Maka target itu penting dibuat, untuk menghindari kalimat nanti saja dipikirkan. Itu mengapa setiap perusahaan di dunia ini, setiap akhir tahun mulai rapat tak henti-hentinya untuk mempersiapkan target yang dicapai tahun yang akan datang.

Dari mempelajari situasi politik, ekonomi, keuangan, dan lain sebagainya. Internal dan eksternal faktor dipikirkan masak-masak, sehingga ketika tahun yang baru datang, mereka siap menghadapinya.

Pertanyaannya kemudian, apakah saya siap menghadapi kematian saya? Apakah di setiap akhir tahun selama setengah abad ini, saya sudah berpikir persiapan apa yang harus saya lakukan untuk target yang ingin saya dapati di tahun yang baru?

Karena meninggal dunia datang seperti maling sehingga tak tahu kapan akan datangnya, maka seperti yang saya tulis di atas, hal yang satu ini targetnya bukan hanya dijadikan target tahunan, tetapi jam-jaman, harian, mingguan, dan bulanan.

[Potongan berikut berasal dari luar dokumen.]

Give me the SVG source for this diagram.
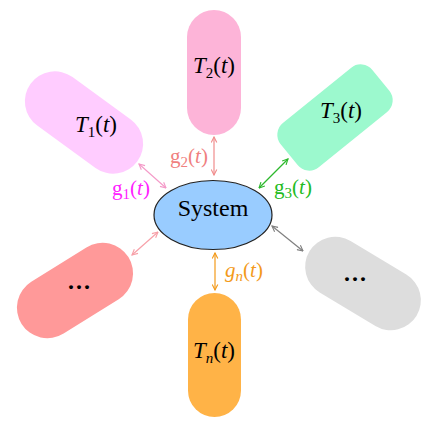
<svg xmlns="http://www.w3.org/2000/svg" width="436" height="429" viewBox="0 0 436 429">
<defs>
<style>
.lbl{font-family:"Liberation Serif","Times New Roman",serif;text-anchor:middle;}
.T{font-size:23px;fill:#000;}
.g{font-size:21px;}
.i{font-style:italic;}
.sub{font-size:15px;}
.con{fill:none;stroke-width:1.2;}
.dots{font-family:"Liberation Serif",serif;font-weight:bold;font-size:24px;text-anchor:middle;letter-spacing:2px;}
</style>
<marker id="m1" viewBox="0 0 10 10" refX="9" refY="5" markerWidth="7" markerHeight="7" markerUnits="userSpaceOnUse" orient="auto-start-reverse"><path d="M1,1 L9,5 L1,9" fill="none" stroke="#F49AC8" stroke-width="1.6"/></marker>
<marker id="m2" viewBox="0 0 10 10" refX="9" refY="5" markerWidth="7" markerHeight="7" markerUnits="userSpaceOnUse" orient="auto-start-reverse"><path d="M1,1 L9,5 L1,9" fill="none" stroke="#F08C8C" stroke-width="1.6"/></marker>
<marker id="m3" viewBox="0 0 10 10" refX="9" refY="5" markerWidth="7" markerHeight="7" markerUnits="userSpaceOnUse" orient="auto-start-reverse"><path d="M1,1 L9,5 L1,9" fill="none" stroke="#2DB82D" stroke-width="1.6"/></marker>
<marker id="mn" viewBox="0 0 10 10" refX="9" refY="5" markerWidth="7" markerHeight="7" markerUnits="userSpaceOnUse" orient="auto-start-reverse"><path d="M1,1 L9,5 L1,9" fill="none" stroke="#F39A1A" stroke-width="1.6"/></marker>
<marker id="mr" viewBox="0 0 10 10" refX="9" refY="5" markerWidth="7" markerHeight="7" markerUnits="userSpaceOnUse" orient="auto-start-reverse"><path d="M1,1 L9,5 L1,9" fill="none" stroke="#F7A0A8" stroke-width="1.6"/></marker>
<marker id="mg" viewBox="0 0 10 10" refX="9" refY="5" markerWidth="7" markerHeight="7" markerUnits="userSpaceOnUse" orient="auto-start-reverse"><path d="M1,1 L9,5 L1,9" fill="none" stroke="#808080" stroke-width="1.6"/></marker>
</defs>
<rect width="436" height="429" fill="#fff"/>

<g id="T1">
<rect x="18" y="92.5" width="132" height="60" rx="30" fill="#FFCCFF" transform="rotate(36 84 122.5)"/>
<text class="lbl T" x="96" y="132"><tspan class="i">T</tspan><tspan class="sub" dy="5">1</tspan><tspan dy="-5">(</tspan><tspan class="i">t</tspan>)</text>
</g>

<g id="T2">
<rect x="187" y="10" width="54" height="125" rx="27" fill="#FDB4D8"/>
<text class="lbl T" x="214" y="73"><tspan class="i">T</tspan><tspan class="sub" dy="5">2</tspan><tspan dy="-5">(</tspan><tspan class="i">t</tspan>)</text>
</g>

<g id="T3">
<rect x="276" y="89" width="118" height="57" rx="15" fill="#9CF9CE" transform="rotate(-39 335 117.5)"/>
<text class="lbl T" x="341" y="118"><tspan class="i">T</tspan><tspan class="sub" dy="5">3</tspan><tspan dy="-5">(</tspan><tspan class="i">t</tspan>)</text>
</g>

<g id="Tn">
<rect x="188" y="293" width="53" height="124" rx="26.5" fill="#FFB347"/>
<text class="lbl T" x="214" y="358"><tspan class="i">T</tspan><tspan class="sub i" dy="5">n</tspan><tspan dy="-5">(</tspan><tspan class="i">t</tspan>)</text>
</g>

<g id="Tleft">
<rect x="12" y="260" width="126" height="61" rx="30.5" fill="#FF9999" transform="rotate(-32 75 290.5)"/>
<text class="dots" x="80" y="289">...</text>
</g>

<g id="Tright">
<rect x="300.5" y="253.5" width="125" height="60" rx="30" fill="#DDDDDD" transform="rotate(31 363 283.5)"/>
<text class="dots" x="356" y="281">...</text>
</g>

<g id="System">
<ellipse cx="213" cy="215" rx="59" ry="34.5" fill="#99CCFF" stroke="#222" stroke-width="1.2"/>
<text class="lbl" x="213" y="216" font-size="24">System</text>
</g>

<g id="connectors">
<line class="con" x1="139" y1="164" x2="166" y2="188" stroke="#F49AC8" marker-start="url(#m1)" marker-end="url(#m1)"/>
<line class="con" x1="214" y1="137" x2="214" y2="175" stroke="#F08C8C" marker-start="url(#m2)" marker-end="url(#m2)"/>
<line class="con" x1="288" y1="159" x2="259" y2="188" stroke="#2DB82D" marker-start="url(#m3)" marker-end="url(#m3)"/>
<line class="con" x1="215" y1="253" x2="215" y2="290" stroke="#F39A1A" marker-start="url(#mn)" marker-end="url(#mn)"/>
<line class="con" x1="132" y1="255" x2="158" y2="232" stroke="#F7A0A8" marker-start="url(#mr)" marker-end="url(#mr)"/>
<line class="con" x1="272" y1="226" x2="303" y2="251" stroke="#808080" marker-start="url(#mg)" marker-end="url(#mg)"/>
</g>

<g id="labels">
<text class="lbl g" x="131" y="195" fill="#FF22FF">g<tspan class="sub" dy="4">1</tspan><tspan dy="-4">(</tspan><tspan class="i">t</tspan>)</text>
<text class="lbl g" x="189" y="163" fill="#F08080">g<tspan class="sub" dy="4">2</tspan><tspan dy="-4">(</tspan><tspan class="i">t</tspan>)</text>
<text class="lbl g" x="293" y="194" fill="#22BB22">g<tspan class="sub" dy="4">3</tspan><tspan dy="-4">(</tspan><tspan class="i">t</tspan>)</text>
<text class="lbl g" x="244" y="277" fill="#F39A1A"><tspan class="i">g</tspan><tspan class="sub i" dy="4">n</tspan><tspan dy="-4">(</tspan><tspan class="i">t</tspan>)</text>
</g>
</svg>
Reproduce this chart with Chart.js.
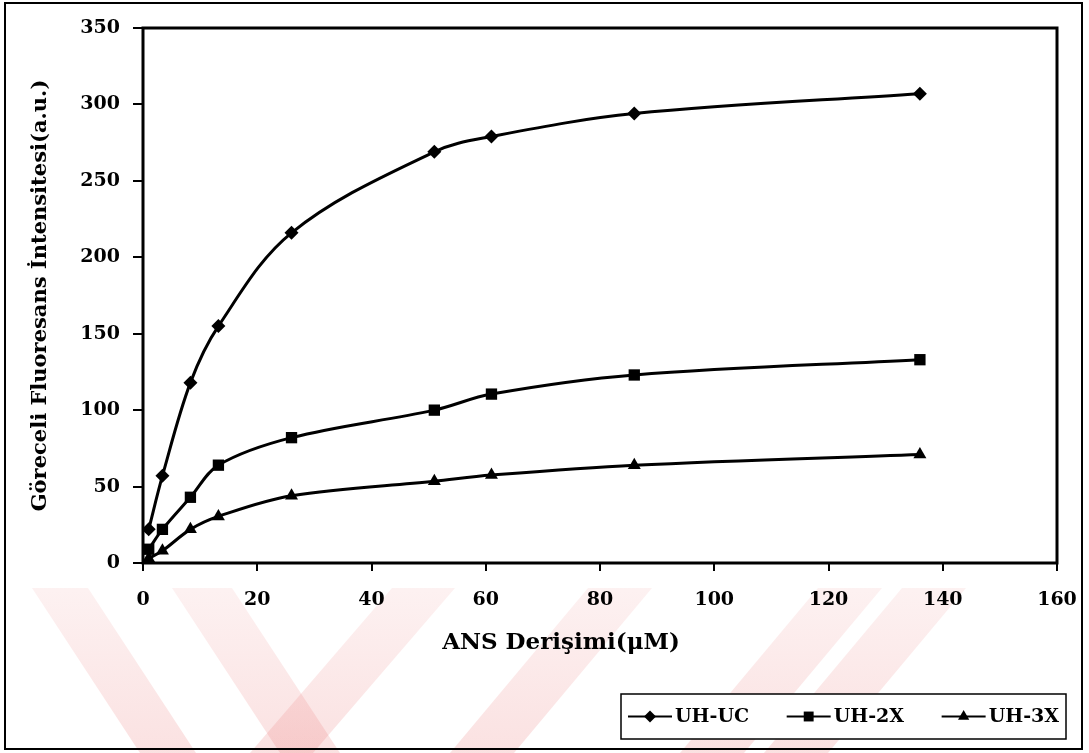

Jadi kalau tahun ini saya mencapai target satu miliar, maka tahun depan harus mencapai lima miliar. Jadi kalau meninggal dunia saya jadikan target, maka tahun ini kalau saya masih belum bisa memaafkan, ya target berikutnya harus bisa mengurangi lima puluh persennya. Dan dalam tahun berjalan, bisa jadi target perusahaan melebihi apa yang ditargetkan, maka memaafkan juga bisa melebihi lima puluh persen pencapaiannya.

Kalau tahun ini sudah membuat orang lain hidupnya sengsara, tahun depan harus dikurangi.

Sama saja kalau pengeluaran tahun ini berlebihan, maka dengan laporan keuangan yang benar, tahun depan beberapa pengeluaran yang tidak perlu harus dihilangkan. Mengapa semua itu harus dilakukan? Supaya perusahaannya sehat, supaya manusianya yang bekerja menjadi sejahtera.

Maka sama saja, kalau persiapan meninggal dunia dipikirkan masak-masak, ’pengeluaran’ yang tidak perlu bisa dihilangkan, maka yang meninggal dan yang ditinggalkan juga menjadi sejahtera.

Sehingga kalau datang berita dukacita tahun depan, saya tak perlu keder lagi, tetapi lebih bersemangat untuk mencapai target.